No-one mentions the word ‘apartheid’ but the effects of 40 years of wealth for one side of the city have taken an unavoidable toll.

Westerners have a tendency to treat their new brothers as country bumpkins. “It’s like trying to merge Cornwall into Camden,” one student explained to me. “Have you seen the way they dress ?”

The people in the East seem to know they can never catch up, especially as all the rules have been changed.

Resentments are unavoidable, especially after qualifications from the old East were declared virtually null and void compared to those from the West.

“Wessies” have not only lost their city’s old identity but are paying heavy Solidarity Taxes to invest in the East, while their formerly prestigious department stores and streets like the KaDeWe or the Ku’Damm are empty and growing shabby as more and more modern malls go up. Its history is being erased, or reduced into the most trivial forms of tourism.

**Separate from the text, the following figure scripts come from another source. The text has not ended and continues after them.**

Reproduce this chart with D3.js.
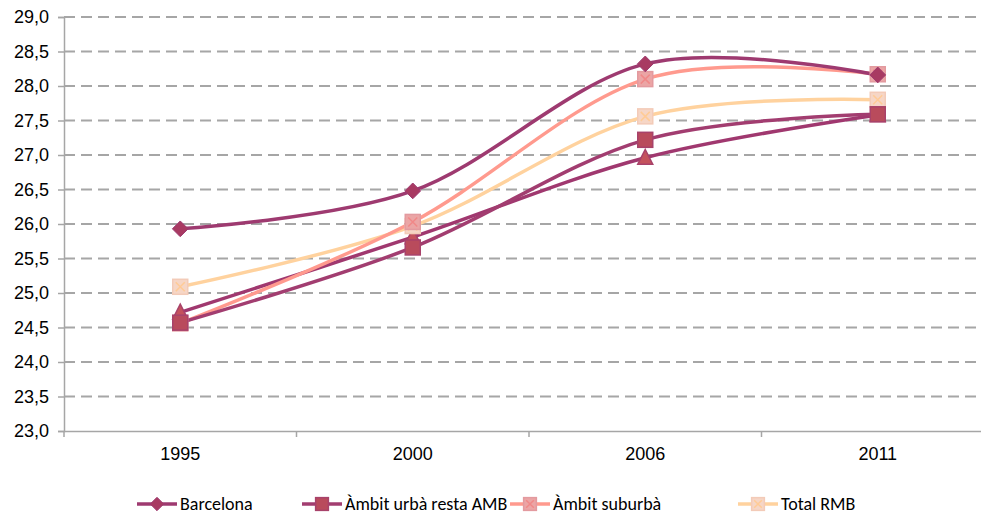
<!DOCTYPE html>
<html><head><meta charset="utf-8">
<script src="https://cdn.jsdelivr.net/npm/d3@7"></script>
<style>
html,body{margin:0;padding:0;background:#fff;}
svg{display:block;font-family:Carlito,Calibri,"Liberation Sans Narrow","Open Sans",sans-serif;}
</style></head>
<body><svg id="c" width="981" height="515"></svg>
<script>
const categories = ["1995","2000","2006","2011"];
const yTicks = [23.0,23.5,24.0,24.5,25.0,25.5,26.0,26.5,27.0,27.5,28.0,28.5,29.0];
const barcelona = [25.93, 26.48, 28.32, 28.16];
const ambitUrba = [24.57, 25.66, 27.22, 27.59];
const ambitTriangle = [24.72, 25.81, 26.96, 27.58];
const ambitSuburba = [24.56, 26.03, 28.10, 28.17];
const totalRMB = [25.09, 25.97, 27.56, 27.80];

const series = [
  {name:"Àmbit urbà resta AMB (triangle)", values:ambitTriangle, line:"#A0386F", fill:"#C4525C", stroke:"#A8426A", shape:"triangle", legend:false},
  {name:"Total RMB", values:totalRMB, line:"#FFD29E", fill:"#F6D6C6", stroke:"#F3CBB8", shape:"squarex", cross:"#FFCB96", legend:true},
  {name:"Àmbit suburbà", values:ambitSuburba, line:"#FF9A8E", fill:"#EBA5A5", stroke:"#E39A9F", shape:"squarex", cross:"#F08888", legend:true},
  {name:"Àmbit urbà resta AMB", values:ambitUrba, line:"#A23D70", fill:"#B94B5C", stroke:"#A8426A", shape:"square", legend:true},
  {name:"Barcelona", values:barcelona, line:"#9E3A70", fill:"#A83A62", stroke:"#9E3A70", shape:"diamond", legend:true}
];
const legendOrder = ["Barcelona","Àmbit urbà resta AMB","Àmbit suburbà","Total RMB"];

const svg = d3.select("#c");
const mLeft = 64, mRight = 994, mTop = 17, mBottom = 431;
const x = d3.scaleBand().domain(categories).range([mLeft,mRight]).padding(0);
const y = d3.scaleLinear().domain([23,29]).range([mBottom,mTop]);
const cx = d => x(d) + x.bandwidth()/2;
const FS = 18;

svg.append("g").selectAll("line").data(yTicks.filter(t=>t>23)).join("line")
  .attr("x1",mLeft).attr("x2",mRight)
  .attr("y1",d=>y(d)).attr("y2",d=>y(d))
  .attr("stroke","#A6A6A6").attr("stroke-width",2).attr("stroke-dasharray","11,6");

const yAxis = d3.axisLeft(y).tickValues(yTicks).tickSize(6).tickPadding(9)
  .tickFormat(d=>d3.format(".1f")(d).replace(".",","));
const gy = svg.append("g").attr("transform",`translate(${mLeft},0)`).call(yAxis);
gy.select(".domain").attr("stroke","#A6A6A6").attr("stroke-width",1.5);
gy.selectAll(".tick line").attr("stroke","#A6A6A6").attr("stroke-width",1.5);
gy.selectAll(".tick text").attr("fill","#000").attr("font-size",FS).attr("font-family","inherit");

const xAxis = d3.axisBottom(x).tickSize(0).tickPadding(16);
const gx = svg.append("g").attr("transform",`translate(0,${mBottom})`).call(xAxis);
gx.select(".domain").attr("stroke","#A6A6A6").attr("stroke-width",1.5);
gx.selectAll(".tick text").attr("fill","#000").attr("font-size",FS).attr("font-family","inherit");
svg.append("g").selectAll("line").data(categories).join("line")
  .attr("x1",d=>x(d)).attr("x2",d=>x(d))
  .attr("y1",mBottom).attr("y2",mBottom+6)
  .attr("stroke","#A6A6A6").attr("stroke-width",1.5);

const line = d3.line().x((d,i)=>cx(categories[i])).y(d=>y(d)).curve(d3.curveCardinal.tension(0));

function marker(g, s, px, py, scale){
  const r = 7.5*scale;
  if(s.shape==="diamond"){
    const d = r*1.05;
    g.append("path").attr("d",`M${px},${py-d}L${px+d},${py}L${px},${py+d}L${px-d},${py}Z`)
      .attr("fill",s.fill).attr("stroke",s.stroke).attr("stroke-width",1);
  } else if(s.shape==="square"){
    g.append("rect").attr("x",px-r).attr("y",py-r).attr("width",2*r).attr("height",2*r)
      .attr("fill",s.fill).attr("stroke",s.stroke).attr("stroke-width",1.5);
  } else if(s.shape==="triangle"){
    const h=r*1.1;
    g.append("path").attr("d",`M${px},${py-h}L${px+r},${py+h*0.8}L${px-r},${py+h*0.8}Z`)
      .attr("fill",s.fill).attr("stroke",s.stroke).attr("stroke-width",1.5);
  } else {
    g.append("rect").attr("x",px-r).attr("y",py-r).attr("width",2*r).attr("height",2*r)
      .attr("fill",s.fill).attr("stroke",s.stroke).attr("stroke-width",1.5);
    const c=r*0.6;
    g.append("path").attr("d",`M${px-c},${py-c}L${px+c},${py+c}M${px+c},${py-c}L${px-c},${py+c}`)
      .attr("stroke",s.cross).attr("stroke-width",1.5).attr("fill","none");
  }
}

const plot = svg.append("g");
series.forEach(s=>{
  plot.append("path").datum(s.values).attr("d",line)
    .attr("fill","none").attr("stroke",s.line).attr("stroke-width",3.5);
});
series.forEach(s=>{
  const g = plot.append("g");
  s.values.forEach((v,i)=>marker(g,s,cx(categories[i]),y(v),1));
});

const legX = [137, 302, 510, 738];
const ly = 504;
legendOrder.forEach((n,i)=>{
  const s = series.find(d=>d.name===n);
  const g = svg.append("g");
  g.append("line").attr("x1",legX[i]).attr("x2",legX[i]+40).attr("y1",ly).attr("y2",ly)
    .attr("stroke",s.line).attr("stroke-width",3.5);
  marker(g,s,legX[i]+20,ly,0.85);
  g.append("text").attr("x",legX[i]+43).attr("y",ly).attr("dy","0.33em")
    .attr("font-size",FS).attr("fill","#000").text(n);
});
</script></body></html>
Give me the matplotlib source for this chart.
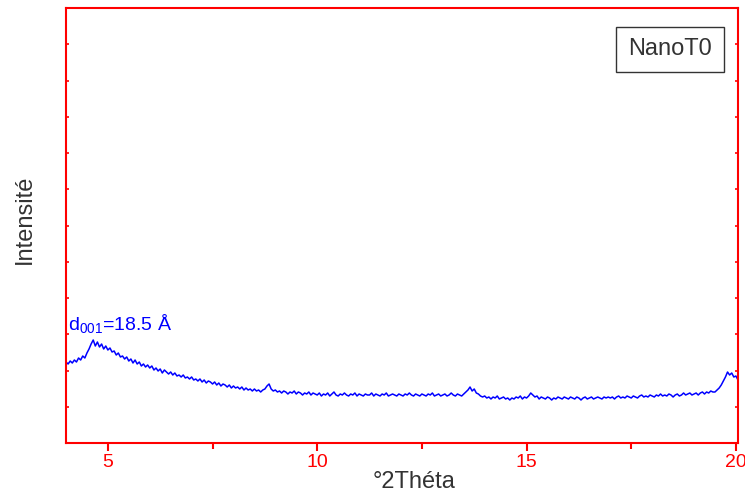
import numpy as np
import matplotlib
matplotlib.use("Agg")
import matplotlib.pyplot as plt

plt.rcParams['font.family'] = ['Liberation Sans', 'DejaVu Sans']
plt.rcParams['mathtext.default'] = 'regular'

# XRD trace, 2theta from 4.00 to 20.05 in steps of 0.05
theta_start = 4.0
theta_step = 0.05
intensity = [
    81, 79, 82, 80, 83, 81, 85, 83, 87, 85, 90, 94, 99, 103, 97, 101, 96, 99, 94, 97,   # 4
    93, 95, 91, 92, 88, 90, 86, 87, 84, 86, 82, 84, 80, 83, 79, 81, 77, 79, 76, 78,      # 5
    75, 77, 73, 75, 72, 74, 70, 73, 71, 69, 71, 68, 70, 67, 68, 66, 68, 65, 66, 64,      # 6
    66, 63, 64, 62, 64, 61, 63, 60, 62, 61, 59, 61, 58, 60, 57, 59, 58, 56, 58, 55,      # 7
    57, 55, 56, 54, 56, 53, 55, 53, 54, 52, 54, 52, 53, 51, 53, 54, 57, 59, 54, 52,      # 8
    53, 51, 52, 50, 52, 51, 49, 51, 50, 52, 49, 51, 50, 48, 50, 49, 51, 48, 50, 49,      # 9
    48, 50, 47, 49, 48, 50, 47, 49, 51, 48, 47, 49, 48, 50, 48, 47, 49, 48, 50, 47,      # 10
    49, 48, 47, 49, 48, 48, 50, 47, 49, 48, 47, 49, 48, 50, 47, 48, 49, 48, 47, 49,      # 11
    48, 47, 49, 48, 50, 48, 47, 49, 48, 47, 49, 48, 47, 49, 48, 50, 47, 48, 49, 47,      # 12
    48, 49, 47, 48, 50, 48, 47, 49, 48, 47, 49, 51, 53, 56, 52, 54, 50, 49, 47, 46,      # 13
    47, 45, 46, 44, 46, 45, 47, 44, 45, 46, 44, 45, 43, 45, 44, 46, 45, 47, 44, 46,      # 14
    45, 47, 50, 48, 46, 47, 44, 46, 45, 44, 46, 45, 43, 45, 44, 46, 45, 44, 46, 45,      # 15
    44, 46, 45, 44, 46, 45, 43, 45, 46, 44, 45, 46, 44, 45, 46, 45, 44, 46, 45, 46,      # 16
    45, 46, 44, 46, 47, 45, 46, 45, 47, 46, 45, 47, 46, 45, 47, 48, 46, 47, 46, 48,      # 17
    47, 46, 48, 47, 49, 47, 48, 47, 49, 48, 46, 48, 49, 47, 48, 50, 48, 49, 50, 48,      # 18
    49, 50, 48, 50, 51, 49, 51, 50, 52, 51, 51, 53, 55, 58, 62, 66, 71, 68, 70, 66,      # 19
    67, 63,                                                                              # 20
]
theta = theta_start + theta_step * np.arange(len(intensity))

x_ticks = [5, 10, 15, 20]
x_minor = [7.5, 12.5, 17.5]
sample_name = 'NanoT0'
peak_label = 'd$_{001}$=18.5 Å'

fig = plt.figure(figsize=(7.45, 4.95), dpi=100)
ax = fig.add_axes([66 / 745, 52 / 495, 672 / 745, 435 / 495])

ax.plot(theta, intensity, color='#0000ff', lw=1.1)

ax.set_xlim(4.0, 20.05)
ax.set_ylim(0, 435)

for s in ax.spines.values():
    s.set_color('#ff0000')
    s.set_linewidth(1.5)

ax.set_xticks(x_ticks)
ax.set_xticks(x_minor, minor=True)
ax.tick_params(axis='x', which='major', direction='out', length=6, width=1.5,
               color='#ff0000', labelcolor='#ff0000', labelsize=14, pad=2)
ax.tick_params(axis='x', which='minor', direction='out', length=4, width=1.5,
               color='#ff0000')
ax.set_yticks(np.arange(0, 436, 36.25))
ax.tick_params(axis='y', which='both', direction='in', length=2, width=1.2,
               color='#ff0000', left=True, right=True, labelleft=False)

ax.set_xlabel('°2Théta', fontsize=17, color='#333333')
ax.xaxis.set_label_coords(0.518, -0.064)
ax.set_ylabel('Intensité', fontsize=17, color='#333333')
ax.yaxis.set_label_coords(-0.045, 0.515)

ax.text(4.05, 113, peak_label, color='#0000ff', fontsize=14)
ax.text(0.899, 0.905, sample_name, transform=ax.transAxes, fontsize=17,
        color='#333333', ha='center', va='center',
        bbox=dict(boxstyle='square,pad=0.5', fc='white', ec='#333333', lw=1))

fig.savefig('out.png', dpi=100)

Instead, Berlin is just emerging with more bars, bistros and pavement cafes than Amsterdam, Venice, and Manhattan put together, and, like them, by marketing its monuments, churches and museums, is turning itself into a city for tourists, a “schicky-micky” leisure centre for Yuppies, for multi-national corporations, property developers and government.

On the plus, it’s a great place to visit rather than to live.

But as for the old Berlin, the strange, isolated Berlin, the Berlin that was unique… that Berlin is dead.